SCOTUS to rule on Md. state tax

SCOTUS to rule on Md. state tax

(Nov. 28, 2014) Even though Worcester County enjoys the lowest “piggyback tax” rate in the state at 1.25 percent — equaling what the state charges nonresidents — the effect of the U.S. Supreme Court’s decision in Comptroller v. Wynne could have significant implications on local tax bills.

The high court heard arguments in the case on Nov. 12, after the State Comptroller’s Office appealed a Maryland Court of Appeals ruling in favor of Howard County resident Brian Wynne and his wife, who argued that they were subject to dual taxation.

They contended that the county’s piggyback tax on their out-of-state earnings was unconstitutional because they had already paid taxes to the state where that income was earned.

The Supreme Court is not expected to deliver its opinion until sometime next year.

Maryland state tax is comprised of two components, the familiar state portion and a portion that is distributed and managed by the state’s counties.

The vanilla state tax is not at issue in the case, as conceded by the state’s attorney during oral arguments.

The problem arises in the county portion. Maryland does not provide a credit for income taxes already paid to states where the income was earned, leaving the earner to pay the full amount required by the tax on the already-taxed income.

That’s particularly pertinent in Worcester County, where many residents have jobs or gain income from neighboring Delaware.

The Wynnes’ argument, as outlined in court documents, is this structure violates the dormant commerce clause of the Constitution.

The commerce clause gives Congress the power to regulate commerce between states.

The dormant section is the reverse inferred, but not expressly written, in the clause: a restriction on states that burdens interstate commerce.

SCOTUSblog reports  in their analysis of the arguments that the decision is too close to call at this point.

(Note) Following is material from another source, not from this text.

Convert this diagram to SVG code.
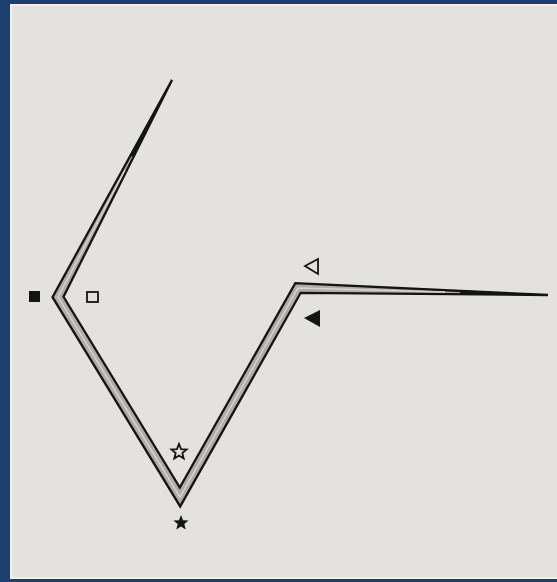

County Commissioner President J. Bud Church said Worcester County set its rate low, “because we wanted to have the lowest rate in the state.”

Church said the commissioners were briefed on the piggyback tax litigation some time ago, and estimated the net effect to the state between $220-250 million.

“It’s a Catch-22. Residents would have to file for a refund and no one knows how many will do that. No one knows how it will work,” he said.

Commissioner Virgil Shockley said it was simpler and more effective to raise money through the property tax increases.

Commissioners M. Jim Bunting and Merrill Lockfaw both reported the issue required further study.

When put to Ocean City Today’s Facebook followers, commenters  were not in favor of the existing structure. All respondents appear to live in Maryland, if not in Worcester County.

“No one should pay double tax on income,” Suzanna Ahalt said, “My point is, property tax is based on the location of the property. Income tax should be based on one thing, either where it is earned or where the earner lives.”

Peggy Kay said income tax should be based solely on where the earner lives.

“The problem is Maryland wants it both ways…It violates the internal consistency test,” Beverly Bareham, who self-reports as a tax professional on her profile, said.

Michael Smith carpet-bombed the entire idea.

“Maryland tries to tax everything that’s why they have a Republican governor because people are fed up with the way Maryland taxes everything you can think of and constantly needs more taxes because of wasteful spending and handouts to anyone who wants them they drive business and citizens to other states,” he said.